The city of Austin and its fire department face tough decisions in the wake of a series of events that officials say have snowballed and created a staffing and budget crisis for the department.

The 126 vacant positions at the fire department are projected to increase to 150 by the end of the year, both of which are “unusually high” amounts, according to Austin Fire Department Chief Rhoda Kerr. With 256 personnel needed on the clock each day, the fire department has spent $21.6 million in overtime pay to cover the vacancies so far in fiscal year 2016-17, a roughly $6.5 million increase from FY 2015-16.

“This will reduce the amount of resources available for other pieces of the budget,” said District 6 Council Member Jimmy Flannigan, who sponsored a resolution earlier in June that directs the city auditor to look into the fire department’s use of overtime.

Officials say an intersection of problems created the crisis—an expansion in the staffing model to meet safety requirements, a hiring penalty imposed by the federal government, and an uptick in resignations and retirements—and has implications beyond just the fire department.

The crisis has brought every option to the table: an overhaul of hiring practices to staffing reductions and a rollback of some of the more expensive minimum safety standards.

Safety expansion gets second look


In 2008, the Austin City Council increased the mandatory staffing minimum for fire trucks to four firefighters to align with nationally held safety standards. The council’s resolution was implemented immediately for fire engines—the trucks with hoses and crews who perform search and rescue operations during fires—while a goal was set for all other vehicles—ladder and rescue trucks, which one former firefighter described as “giant toolboxes”—to reach four-person staffing by 2019.

Assistant Chief Aaron Woolverton said the increased staffing minimum on fire engines was crucial in implementing the “two-in, two-out” rule. In dangerous situations, such as a burning house, firefighters can not enter a building unless two go in together and two are outside—which has enhanced the safety of firefighters and civilians, he said.

A federal grant received by AFD in 2013 helped the department create 36 new positions and reach its 2019 staffing goal by 2014. The first staffing expansion was beneficial, but Flannigan said the second expansion unnecessarily drove up the cost of overtime pay. He said he is mulling a proposal to repeal the most recent four-person model.

However, District 2 Council Member Delia Garza, a former AFD firefighter, said any step back from a best safety practice would be a “really bad decision.”

“The fire service is dangerous; it’s unpredictable. You’re in such a different scenario every time,” said Garza, who referred to a recent incident in San Antonio in which one firefighter died and another was critically injured. “And even when you do everything right and have the best safety standards, you can still lose firefighters.”

Garza said the biggest issue behind the vacancies and overtime is not the department’s size, but its hiring practice, which is still recovering from a 2014 U.S. Department of Justice investigation into discrimination.
“It’s a slow and inefficient process. I think it’s insanity because we keep doing that thinking this is going to solve our problems.”  

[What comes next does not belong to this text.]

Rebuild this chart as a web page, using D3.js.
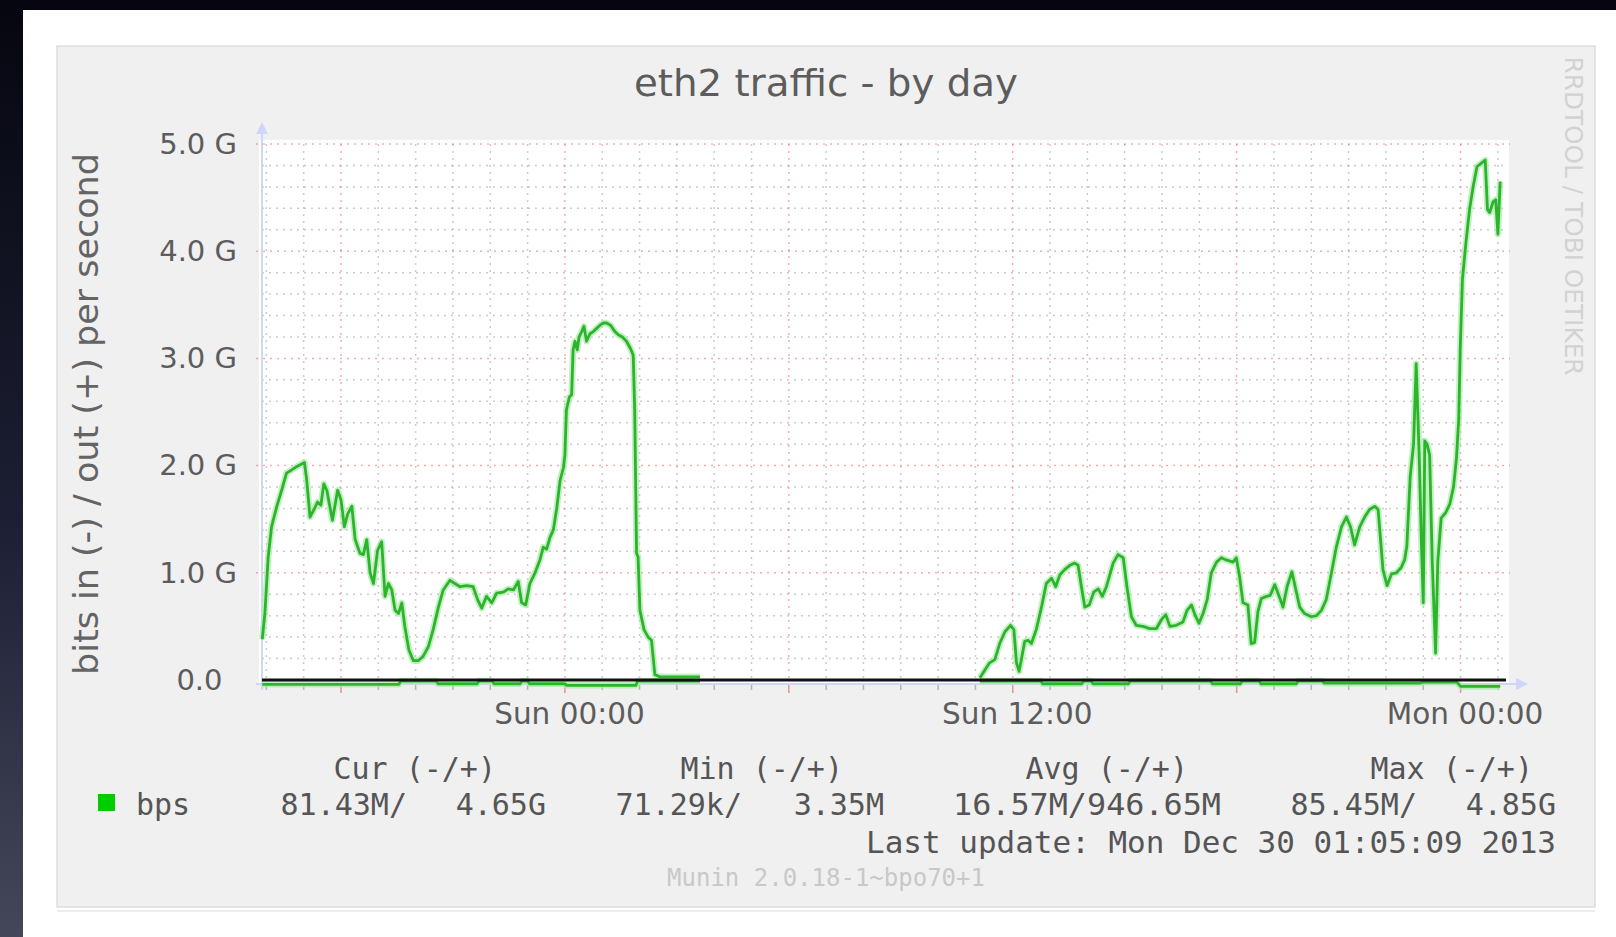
<!DOCTYPE html>
<html><head><meta charset="utf-8">
<script src="https://cdn.jsdelivr.net/npm/d3@7/dist/d3.min.js"></script>
<style>html,body{margin:0;padding:0;background:#fff;overflow:hidden}</style>
</head><body>
<svg id="c" width="1616" height="937"></svg>
<script>
// ---------- data ----------
const title = "eth2 traffic - by day";
const yAxisTitle = "bits in (-) / out (+) per second";
const yTickValues = [0, 1, 2, 3, 4, 5];
const yTickLabels = ["0.0", "1.0 G", "2.0 G", "3.0 G", "4.0 G", "5.0 G"];
const xTickTimes = ["2013-12-29T00:00", "2013-12-29T12:00", "2013-12-30T00:00"];
const xTickLabels = ["Sun 00:00", "Sun 12:00", "Mon 00:00"];
const rangeStart = "2013-12-28T15:53";
const rangeEnd = "2013-12-30T01:13";
const baseTime = "2013-12-28T00:00"; // hours below are counted from this moment

// out (+), Gbit/s; null = no data
const outHours = [
 15.89,15.96,16.05,16.14,16.28,16.41,16.54,16.68,16.81,17.02,17.08,17.17,17.29,17.37,17.46,17.54,17.62,17.77,17.91,18.00,
 18.09,18.18,18.29,18.38,18.51,18.60,18.69,18.78,18.87,18.98,19.09,19.18,19.27,19.36,19.45,19.54,19.63,19.71,19.82,19.94,
 20.07,20.20,20.34,20.47,20.61,20.74,20.92,21.05,21.19,21.37,21.54,21.66,21.77,21.90,22.04,22.17,22.35,22.48,22.62,22.75,
 22.84,22.95,23.06,23.20,23.33,23.42,23.51,23.60,23.69,23.78,23.87,23.96,24.00,24.04,24.12,24.18,24.22,24.27,24.33,24.38,
 24.45,24.51,24.58,24.67,24.76,24.85,24.94,25.03,25.12,25.22,25.34,25.43,25.54,25.65,25.76,25.83,25.87,25.92,25.96,26.01,
 26.12,26.23,26.32,26.41,26.54,27.62,27.70,
 35.12,35.25,35.38,35.52,35.65,35.79,35.94,36.03,36.10,36.17,36.23,36.32,36.41,36.50,36.63,36.77,36.90,37.04,37.15,37.26,
 37.39,37.53,37.66,37.75,37.84,37.93,38.05,38.17,38.29,38.40,38.51,38.60,38.69,38.82,38.96,39.06,39.18,39.31,39.49,39.67,
 39.85,39.98,40.10,40.21,40.38,40.56,40.67,40.79,40.88,40.99,41.10,41.21,41.32,41.46,41.59,41.72,41.90,41.99,42.08,42.17,
 42.30,42.39,42.48,42.57,42.66,42.80,42.90,43.02,43.14,43.24,43.35,43.48,43.58,43.69,43.82,44.00,44.14,44.27,44.40,44.54,
 44.67,44.81,44.94,45.05,45.16,45.30,45.43,45.56,45.70,45.79,45.92,46.03,46.15,46.28,46.41,46.50,46.56,46.65,46.74,46.81,
 46.89,46.95,47.00,47.04,47.10,47.17,47.24,47.33,47.39,47.48,47.60,47.71,47.81,47.89,47.95,47.99,48.05,48.14,48.24,48.33,
 48.44,48.55,48.66,48.72,48.78,48.87,48.94,49.00,49.06
];
const outValues = [
 0.38,0.62,1.15,1.43,1.62,1.77,1.93,1.96,1.99,2.03,1.87,1.52,1.60,1.66,1.63,1.83,1.77,1.49,1.77,1.68,
 1.43,1.55,1.62,1.31,1.18,1.17,1.31,1.00,0.90,1.21,1.29,0.78,0.90,0.84,0.65,0.62,0.72,0.50,0.28,0.18,
 0.18,0.22,0.31,0.47,0.68,0.84,0.93,0.90,0.87,0.88,0.87,0.75,0.67,0.78,0.72,0.81,0.82,0.85,0.84,0.92,
 0.72,0.70,0.90,1.00,1.12,1.24,1.22,1.33,1.40,1.60,1.86,1.98,2.10,2.52,2.64,2.66,3.08,3.16,3.08,3.20,
 3.25,3.30,3.16,3.23,3.25,3.28,3.31,3.33,3.33,3.31,3.25,3.22,3.20,3.16,3.09,3.03,2.52,1.18,1.15,0.65,
 0.47,0.40,0.37,0.05,0.03,0.03,null,
 0.02,0.09,0.16,0.19,0.34,0.45,0.51,0.47,0.16,0.08,0.19,0.36,0.37,0.34,0.47,0.68,0.90,0.95,0.87,0.98,
 1.03,1.07,1.09,1.07,0.87,0.68,0.70,0.82,0.85,0.78,0.87,0.98,1.09,1.17,1.14,0.87,0.59,0.51,0.50,0.48,
 0.48,0.56,0.61,0.50,0.51,0.54,0.65,0.70,0.61,0.53,0.62,0.75,1.00,1.10,1.14,1.12,1.10,1.14,0.96,0.72,
 0.70,0.34,0.35,0.64,0.76,0.78,0.79,0.89,0.78,0.68,0.87,1.01,0.85,0.68,0.62,0.59,0.60,0.65,0.75,1.00,
 1.24,1.43,1.52,1.43,1.26,1.43,1.52,1.59,1.62,1.59,1.03,0.88,0.99,1.00,1.05,1.12,1.25,1.90,2.20,2.95,
 2.10,1.28,0.72,2.23,2.20,2.10,1.11,0.25,1.11,1.51,1.56,1.64,1.80,2.07,2.43,3.08,3.74,4.07,4.39,4.59,
 4.79,4.82,4.85,4.39,4.36,4.46,4.48,4.16,4.65
];

// in (-), Gbit/s magnitude; null = no data
const inHours = [
 15.89,19.55,19.60,20.55,20.60,21.65,21.70,22.05,22.10,22.80,22.85,23.00,23.05,24.00,24.05,25.90,25.95,27.62,27.70,
 35.12,36.75,36.80,37.85,37.90,38.10,38.15,39.10,39.15,41.30,41.35,42.10,42.15,42.60,42.65,43.60,43.65,44.30,44.35,
 46.90,47.00,47.90,48.00,49.06
];
const inValues = [
 0.04,0.04,0.01,0.01,0.035,0.035,0.01,0.01,0.035,0.035,0.01,0.01,0.035,0.035,0.05,0.05,0.01,0.01,null,
 0.01,0.01,0.035,0.035,0.01,0.01,0.035,0.035,0.01,0.01,0.035,0.035,0.01,0.01,0.035,0.035,0.01,0.01,0.03,
 0.03,0.02,0.02,0.06,0.06
];

const legendName = "bps";
const statHeaders = ["Cur (-/+)", "Min (-/+)", "Avg (-/+)", "Max (-/+)"];
const statIn = ["81.43M", "71.29k", "16.57M", "85.45M"];
const statOut = ["4.65G", "3.35M", "946.65M", "4.85G"];
const lastUpdate = "Last update: Mon Dec 30 01:05:09 2013";
const versionText = "Munin 2.0.18-1~bpo70+1";
const watermark = "RRDTOOL / TOBI OETIKER";

// ---------- drawing ----------
const svg = d3.select("#c");
const parse = d3.timeParse("%Y-%m-%dT%H:%M");
const base = parse(baseTime);
const tAt = h => new Date(base.getTime() + h * 3600e3);

const x = d3.scaleTime().domain([parse(rangeStart), parse(rangeEnd)]).range([262, 1506]);
const y = d3.scaleLinear().domain([0, 5]).range([680, 144]);

// page background
const defs = svg.append("defs");
const g1 = defs.append("linearGradient").attr("id", "side").attr("x1", 0).attr("y1", 0).attr("x2", 0).attr("y2", 1);
g1.append("stop").attr("offset", "0%").attr("stop-color", "#05060f");
g1.append("stop").attr("offset", "55%").attr("stop-color", "#1c1f33");
g1.append("stop").attr("offset", "100%").attr("stop-color", "#44475a");
svg.append("rect").attr("width", 1616).attr("height", 937).attr("fill", "#05060f");
svg.append("rect").attr("x", 0).attr("y", 0).attr("width", 23).attr("height", 937).attr("fill", "url(#side)");
svg.append("rect").attr("x", 23).attr("y", 10).attr("width", 1593).attr("height", 927).attr("fill", "#ffffff");

// munin grey box
svg.append("rect").attr("x", 57).attr("y", 46).attr("width", 1538).attr("height", 861)
  .attr("fill", "#f0f0f0").attr("stroke", "#dedede").attr("stroke-width", 1.5);
svg.append("line").attr("x1", 57).attr("x2", 1595).attr("y1", 911).attr("y2", 911)
  .attr("stroke", "#ececec").attr("stroke-width", 2);

// canvas
svg.append("rect").attr("x", 259).attr("y", 140).attr("width", 1250).attr("height", 544).attr("fill", "#ffffff");

const grid = svg.append("g");
const [d0, d1] = x.domain();
const hours = d3.timeHour.every(1).range(d0, d1);
const minorY = d3.range(0, 5.001, 0.2);
// minor grid
grid.selectAll(".vmin").data(hours.filter(d => d.getHours() % 6 !== 0)).join("line")
  .attr("x1", d => x(d)).attr("x2", d => x(d)).attr("y1", y(5)).attr("y2", y(0))
  .attr("stroke", "rgba(140,140,140,0.45)").attr("stroke-width", 1.5).attr("stroke-dasharray", "2,5");
grid.selectAll(".hmin").data(minorY.filter(v => Math.abs(v - Math.round(v)) > 1e-6)).join("line")
  .attr("x1", 262).attr("x2", 1506).attr("y1", d => y(d)).attr("y2", d => y(d))
  .attr("stroke", "rgba(140,140,140,0.45)").attr("stroke-width", 1.5).attr("stroke-dasharray", "2,5");
// major grid
grid.selectAll(".vmaj").data(hours.filter(d => d.getHours() % 6 === 0)).join("line")
  .attr("x1", d => x(d)).attr("x2", d => x(d)).attr("y1", y(5)).attr("y2", y(0))
  .attr("stroke", "rgba(225,110,110,0.55)").attr("stroke-width", 1.5).attr("stroke-dasharray", "2,5");
grid.selectAll(".hmaj").data(yTickValues.filter(v => v > 0)).join("line")
  .attr("x1", 256).attr("x2", 1510).attr("y1", d => y(d)).attr("y2", d => y(d))
  .attr("stroke", "rgba(225,110,110,0.55)").attr("stroke-width", 1.5).attr("stroke-dasharray", "2,5");

// axes lines / arrows (munin AXIS/ARROW colour)
const axisCol = "#cfd6f8";
svg.append("line").attr("x1", 262).attr("x2", 262).attr("y1", 690).attr("y2", 132)
  .attr("stroke", axisCol).attr("stroke-width", 2);
svg.append("path").attr("d", "M262,122 L256,134 L268,134 Z").attr("fill", axisCol);
svg.append("line").attr("x1", 256).attr("x2", 1516).attr("y1", 684).attr("y2", 684)
  .attr("stroke", axisCol).attr("stroke-width", 2);
svg.append("path").attr("d", "M1528,684 L1516,678 L1516,690 Z").attr("fill", axisCol);
// x ticks
svg.selectAll(".xt").data(hours).join("line")
  .attr("x1", d => x(d)).attr("x2", d => x(d)).attr("y1", 685).attr("y2", d => d.getHours() % 6 === 0 ? 693 : 690)
  .attr("stroke", d => d.getHours() % 6 === 0 ? "rgba(225,110,110,0.7)" : "rgba(140,140,140,0.6)")
  .attr("stroke-width", 1.5);

// series
const outData = outHours.map((h, i) => ({ t: tAt(h), v: outValues[i] }));
const inData = inHours.map((h, i) => ({ t: tAt(h), v: inValues[i] == null ? null : -inValues[i] }));
const line = d3.line().defined(d => d.v != null).x(d => x(d.t)).y(d => y(d.v));

[inData, outData].forEach(data => {
  svg.append("path").attr("d", line(data)).attr("fill", "none")
    .attr("stroke", "#a8eaa8").attr("stroke-width", 6.5).attr("stroke-linejoin", "round").attr("opacity", 0.7);
  svg.append("path").attr("d", line(data)).attr("fill", "none")
    .attr("stroke", "#2cb42c").attr("stroke-width", 2.8).attr("stroke-linejoin", "round");
});

// zero rule
svg.append("line").attr("x1", x(d0)).attr("x2", x(d1)).attr("y1", y(0)).attr("y2", y(0))
  .attr("stroke", "#111").attr("stroke-width", 3);

// axes text
const font = "DejaVu Sans, sans-serif";
const textCol = "#5c5c5c";
const yAxis = d3.axisLeft(y).tickValues(yTickValues)
  .tickFormat((d, i) => d === 0 ? yTickLabels[i] + "\u2002" : yTickLabels[i]).tickSize(0).tickPadding(0);
const gy = svg.append("g").attr("transform", "translate(237,0)").call(yAxis);
gy.select(".domain").remove();
gy.selectAll("text").attr("font-family", font).attr("font-size", 29).attr("fill", textCol);

const xAxis = d3.axisBottom(x).tickValues(xTickTimes.map(parse))
  .tickFormat((d, i) => xTickLabels[i]).tickSize(0).tickPadding(0);
const gx = svg.append("g").attr("transform", "translate(4,703)").call(xAxis);
gx.select(".domain").remove();
gx.selectAll("text").attr("font-family", font).attr("font-size", 29.5).attr("fill", textCol);

// title
svg.append("text").attr("x", 826).attr("y", 96).attr("text-anchor", "middle")
  .attr("font-family", font).attr("font-size", 38).attr("fill", textCol)
  .attr("textLength", 384).attr("lengthAdjust", "spacingAndGlyphs").text(title);

// y-axis title
svg.append("text").attr("transform", "translate(98,414) rotate(-90)").attr("text-anchor", "middle")
  .attr("font-family", font).attr("font-size", 33).attr("fill", "#646464")
  .attr("textLength", 522).attr("lengthAdjust", "spacingAndGlyphs").text(yAxisTitle);

// watermark
svg.append("text").attr("transform", "translate(1565,216) rotate(90)").attr("text-anchor", "middle")
  .attr("font-family", font).attr("font-size", 24).attr("fill", "#d2d2d2")
  .attr("textLength", 319).attr("lengthAdjust", "spacingAndGlyphs").text(watermark);

// legend
const mono = "DejaVu Sans Mono, monospace";
const headerEnd = [496, 843, 1188, 1533];
const inEnd = [407, 742, null, 1417];
const outEnd = [546, 884, 1221, 1556];
const lg = svg.append("g").attr("font-family", mono).attr("font-size", 30).attr("fill", "#555");
statHeaders.forEach((s, i) => {
  lg.append("text").attr("x", headerEnd[i]).attr("y", 779).attr("text-anchor", "end").text(s);
  if (inEnd[i] == null) {
    lg.append("text").attr("x", outEnd[i]).attr("y", 815).attr("text-anchor", "end")
      .attr("textLength", 268).attr("lengthAdjust", "spacingAndGlyphs")
      .text(statIn[i] + "/" + statOut[i]);
  } else {
    lg.append("text").attr("x", inEnd[i]).attr("y", 815).attr("text-anchor", "end").text(statIn[i] + "/");
    lg.append("text").attr("x", outEnd[i]).attr("y", 815).attr("text-anchor", "end").text(statOut[i]);
  }
});
svg.append("rect").attr("x", 98).attr("y", 794).attr("width", 17).attr("height", 17).attr("fill", "#00cc00");
lg.append("text").attr("x", 136).attr("y", 815).text(legendName);
lg.append("text").attr("x", 1556).attr("y", 853).attr("text-anchor", "end")
  .attr("textLength", 690).attr("lengthAdjust", "spacingAndGlyphs").text(lastUpdate);
svg.append("text").attr("x", 826).attr("y", 886).attr("text-anchor", "middle")
  .attr("font-family", mono).attr("font-size", 24).attr("fill", "#c8c8c8").text(versionText);
</script>
</body></html>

–Aaron Woolverton, Austin Fire Department assistant chief

Federal crackdown


Every two years the department will test over 1,000 applicants at once, all of which qualify for a list of potential hires. They are then screened and placed on a list of desired hires. In a good testing year, the department will screen enough desired hires to run four 45-student, seven-month cadet classes over the following two years. However, Assistant Chief Aaron Woolverton said there has not been a good year since 2013.

In 2013 the U.S. Department of Justice received a complaint that AFD’s hiring process was statistically discriminatory against Hispanic and African-American applicants. The department’s 2013 hiring was cut short, and during the investigation in 2014, the department was unable to hire anyone. The DOJ ruled the complaint valid and placed AFD under a consent decree, which required the DOJ to consent on the list of potential hires. Woolverton said the department essentially could not hire anyone for two years, and the vacancy gap grew as the number of retired firefighters increased.

When the department could hire again in 2015, of the roughly 1,700 people who took the test, the DOJ only consented to the first 200. The department’s own screening process brought that number down to around 100 desired hires, hollowing out the cadet class sizes for the next two years.

Woolverton called the department’s two-year method “a poor way of doing things.”

“It’s a slow and inefficient process,” Woolverton said. “I think it’s insanity because we keep doing that thinking this is going to solve our problems.”

Woolverton said he would like to see the department run a cadet class every 90 days and allow for year-round testing. He said it if the department could get it approved, it would allow for four to five classes a year, and if each class is full, the department could be relieved of its vacancy and overtime budget issues by the end of the year. Those decisions however, will have to come council.